DATA LINES:
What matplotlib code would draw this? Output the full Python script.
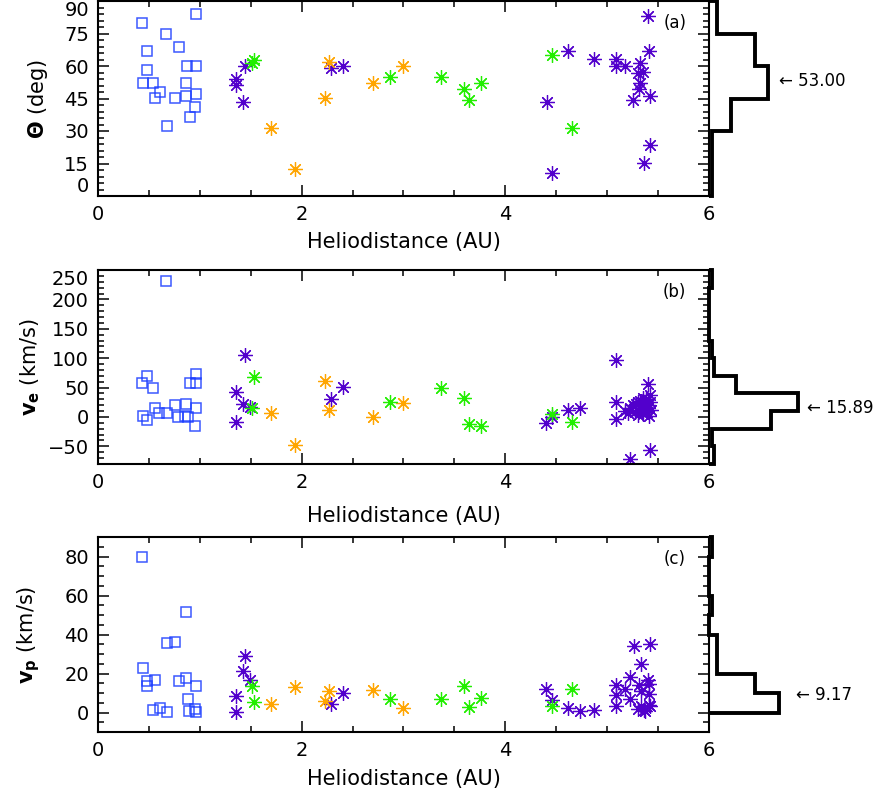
import matplotlib
matplotlib.use('Agg')
import matplotlib.pyplot as plt
from matplotlib.ticker import MultipleLocator, FixedLocator

plt.rcParams['font.family'] = ['DejaVu Sans']

# ---------------- data ----------------
# Panel (a): Theta (deg)
a_sq_x = [0.43, 0.96, 0.67, 0.80, 0.48, 0.48, 0.87, 0.96, 0.44, 0.54, 0.61, 0.56, 0.76, 0.86, 0.86, 0.96, 0.95, 0.90, 0.68]
a_sq_y = [80.0, 84.0, 74.9, 68.9, 67.1, 58.2, 60.2, 60.2, 52.2, 52.2, 48.1, 45.1, 45.1, 52.2, 46.3, 47.1, 41.2, 36.3, 32.3]
a_pu_x = [1.36, 1.36, 1.44, 1.42, 2.29, 2.41, 4.41, 4.46, 4.62, 4.87, 5.09, 5.09, 5.18, 5.32, 5.30, 5.35,
          5.32, 5.31, 5.25, 5.42, 5.40, 5.41, 5.42, 5.36]
a_pu_y = [54.1, 51.1, 60.2, 43.2, 58.9, 60.2, 43.2, 10.5, 67.1, 63.1, 63.1, 60.2, 60.2, 61.5, 56.6, 57.4,
          52.0, 49.2, 44.3, 46.2, 83.1, 67.1, 23.5, 15.4]
a_gr_x = [1.53, 1.51, 2.87, 3.37, 3.59, 3.64, 3.76, 4.46, 4.65]
a_gr_y = [62.8, 61.2, 55.1, 55.1, 49.2, 44.3, 52.0, 65.1, 31.5]
a_or_x = [2.27, 2.70, 2.23, 1.70, 1.93, 3.00]
a_or_y = [62.0, 52.0, 45.2, 31.3, 12.5, 60.2]

# Panel (b): v_e (km/s)
b_sq_x = [0.67, 0.48, 0.43, 0.54, 0.96, 0.90, 0.96, 0.56, 0.60, 0.68, 0.76, 0.86, 0.96, 0.44, 0.48, 0.79, 0.85, 0.88, 0.95]
b_sq_y = [231, 69.5, 58, 49.7, 72.4, 57, 57, 14.7, 7.3, 7.3, 20.3, 21.5, 15.8, 1.7, -5.1, 0.5, 1.7, -0.5, -14.7]
b_pu_x = [1.44, 1.36, 1.42, 1.36, 2.29, 2.41, 1.49, 4.40, 4.46, 4.62, 4.73, 5.09, 5.09, 5.09, 5.22, 5.42, 5.40, 5.42,
          5.18, 5.22, 5.25, 5.28, 5.30, 5.32, 5.33, 5.34, 5.35, 5.36, 5.37, 5.38, 5.39, 5.40, 5.41, 5.42,
          5.43, 5.30, 5.27, 5.20, 5.35, 5.40]
b_pu_y = [105, 43, 22, -8, 30, 50.3, 17.5, -10.7, -0.5, 11.9, 14.7, 96.6, 26, -3.9, -71, -56, 56, 37,
          10, 15, 20, 22, 25, 28, 18, 10, 5, 24, 14, 30, 8, 20, 2, 26,
          12, 3, 8, 6, 32, 16]
b_gr_x = [1.53, 1.51, 2.87, 3.37, 3.59, 3.64, 3.76, 4.46, 4.65]
b_gr_y = [68.3, 14.7, 25, 48.6, 31.6, -11.9, -15.3, 5.1, -7.9]
b_or_x = [1.70, 1.93, 2.23, 2.27, 2.70, 3.00]
b_or_y = [6.2, -47.5, 61.5, 11.9, 0.5, 23.2]

# Panel (c): v_p (km/s)
c_sq_x = [0.43, 0.86, 0.68, 0.76, 0.44, 0.48, 0.48, 0.56, 0.80, 0.86, 0.96, 0.88, 0.54, 0.61, 0.68, 0.89, 0.95, 0.96]
c_sq_y = [79.8, 51.4, 35.4, 36.0, 22.9, 16.0, 13.5, 16.9, 16.0, 17.8, 13.8, 7.0, 1.2, 2.4, 0.2, 0.7, 1.9, 0.2]
c_pu_x = [1.44, 1.42, 1.49, 1.36, 1.36, 2.29, 2.41, 4.40, 4.46, 4.62, 4.73, 4.87, 5.09, 5.09, 5.09, 5.18,
          5.22, 5.22, 5.26, 5.42, 5.33, 5.31, 5.40, 5.41, 5.41, 5.33, 5.30, 5.36, 5.41, 5.37, 5.33, 5.42]
c_pu_y = [29.2, 21.2, 16.6, 8.7, 0.2, 4.6, 10.1, 12.3, 6.3, 2.1, 0.7, 1.5, 14.0, 9.2, 3.2, 11.8,
          18.1, 6.7, 34.0, 35.2, 25.1, 14.0, 16.9, 14.4, 9.7, 10.9, 1.9, 1.5, 4.1, 0.7, 3.2, 3.2]
c_gr_x = [1.51, 1.53, 2.87, 3.37, 3.59, 3.64, 3.76, 4.46, 4.65]
c_gr_y = [13.5, 5.6, 6.7, 7.0, 13.5, 2.9, 7.5, 3.2, 11.8]
c_or_x = [1.70, 1.93, 2.23, 2.27, 2.70, 3.00]
c_or_y = [4.6, 13.2, 6.0, 10.9, 11.4, 2.4]

# Side histograms (bin edges, counts)
hist_a_edges = [0, 15, 30, 45, 60, 75, 90]
hist_a_counts = [1, 1, 8, 22, 17, 3]
hist_b_edges = [-80, -50, -20, 10, 40, 70, 100, 130, 160, 190, 220, 250]
hist_b_counts = [2, 1, 23, 33, 10, 2, 1, 0, 0, 0, 1]
hist_c_edges = [0, 10, 20, 30, 40, 50, 60, 70, 80, 90]
hist_c_counts = [26, 17, 3, 3, 0, 1, 0, 0, 1]

hist_labels = ['53.00', '15.89', '9.17']
hist_label_vals = [53.00, 15.89, 9.17]

panel_tags = ['(a)', '(b)', '(c)']
ylabels = [r'$\mathbf{\Theta}$ (deg)', r'$\mathbf{v_e}$ (km/s)', r'$\mathbf{v_p}$ (km/s)']
yticks = [[0, 15, 30, 45, 60, 75, 90], [-50, 0, 50, 100, 150, 200, 250], [0, 20, 40, 60, 80]]
yminor = [3, 10, 5]
ylims = [(0, 90), (-80, 250), (-10, 90)]
xticks = [0, 2, 4, 6]

# ---------------- layout ----------------
W, H = 881, 796
fig = plt.figure(figsize=(W / 100, H / 100), dpi=100)

ax_left, ax_right = 98, 709
panels_px = [(1, 196), (270, 464), (537, 732)]
xlabel_gap = [36, 42, 37]

C_SQ = '#1a3cff'
C_PU = '#5200cc'
C_GR = '#22ee00'
C_OR = '#ffa500'
star = (8, 2, 0)

data = [
    (a_sq_x, a_sq_y, a_pu_x, a_pu_y, a_gr_x, a_gr_y, a_or_x, a_or_y),
    (b_sq_x, b_sq_y, b_pu_x, b_pu_y, b_gr_x, b_gr_y, b_or_x, b_or_y),
    (c_sq_x, c_sq_y, c_pu_x, c_pu_y, c_gr_x, c_gr_y, c_or_x, c_or_y),
]
hists = [(hist_a_edges, hist_a_counts), (hist_b_edges, hist_b_counts), (hist_c_edges, hist_c_counts)]
label_x = [26.0, 36.4, 32.3]
hist_scale = 2.7  # px per count
ylabel_x = [-0.078, -0.092, -0.092]

for i, (top, bot) in enumerate(panels_px):
    rect = [ax_left / W, 1 - bot / H, (ax_right - ax_left) / W, (bot - top) / H]
    ax = fig.add_axes(rect)
    sx, sy, px, py, gx, gy, ox, oy = data[i]
    ax.plot(sx, sy, ls='none', marker='s', ms=7.6, mfc='none', mec=C_SQ, mew=1.1, alpha=0.85)
    ax.plot(px, py, ls='none', marker=star, ms=10.5, mec=C_PU, mew=0.9)
    ax.plot(ox, oy, ls='none', marker=star, ms=10.5, mec=C_OR, mew=0.9)
    ax.plot(gx, gy, ls='none', marker=star, ms=10.5, mec=C_GR, mew=0.9)

    ax.set_xlim(0, 6)
    ax.set_ylim(*ylims[i])
    ax.xaxis.set_major_locator(FixedLocator(xticks))
    ax.xaxis.set_minor_locator(MultipleLocator(0.5))
    ax.yaxis.set_major_locator(FixedLocator(yticks[i]))
    ax.yaxis.set_minor_locator(MultipleLocator(yminor[i]))
    ax.tick_params(which='both', direction='in', top=True, right=True, width=1.1, labelsize=14)
    ax.tick_params(which='major', length=8, pad=6.5)
    ax.tick_params(which='minor', length=4)
    for sp in ax.spines.values():
        sp.set_linewidth(1.5)
    ax.set_xlabel('Heliodistance (AU)', fontsize=15)
    ax.xaxis.set_label_coords(0.5, -xlabel_gap[i] / (bot - top))
    ax.set_ylabel(ylabels[i], fontsize=15)
    ax.yaxis.set_label_coords(ylabel_x[i], 0.5)
    ax.text(0.944, 0.885, panel_tags[i], transform=ax.transAxes, ha='center', va='center', fontsize=12)

    # keep end tick labels inside the panel height, as in the reference
    yt = ax.yaxis.get_major_ticks()
    if yticks[i][-1] == ylims[i][1]:
        yt[-1].label1.set_verticalalignment('top')
    if yticks[i][0] == ylims[i][0]:
        yt[0].label1.set_verticalalignment('bottom')

    # side histogram
    hrect = [ax_right / W, 1 - bot / H, (W - ax_right) / W, (bot - top) / H]
    hx = fig.add_axes(hrect)
    hx.set_axis_off()
    hx.set_ylim(*ylims[i])
    hx.set_xlim(0, (W - ax_right) / hist_scale)
    edges, counts = hists[i]
    hx.stairs(counts, edges, orientation='horizontal', baseline=0, fill=False,
              color='black', lw=2.8, clip_on=False)
    hx.text(label_x[i], hist_label_vals[i], '\u2190 ' + hist_labels[i], ha='left', va='center', fontsize=12)

fig.savefig('out.png', dpi=100)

EXERCISE: Up to and including the line with "plt.rcParams['font.family'] = ['DejaVu Sans']", copy the data above from its first line. Skip pictures.

REPLY:
What matplotlib code would draw this? Output the full Python script.
import matplotlib
matplotlib.use('Agg')
import matplotlib.pyplot as plt
from matplotlib.ticker import MultipleLocator, FixedLocator

plt.rcParams['font.family'] = ['DejaVu Sans']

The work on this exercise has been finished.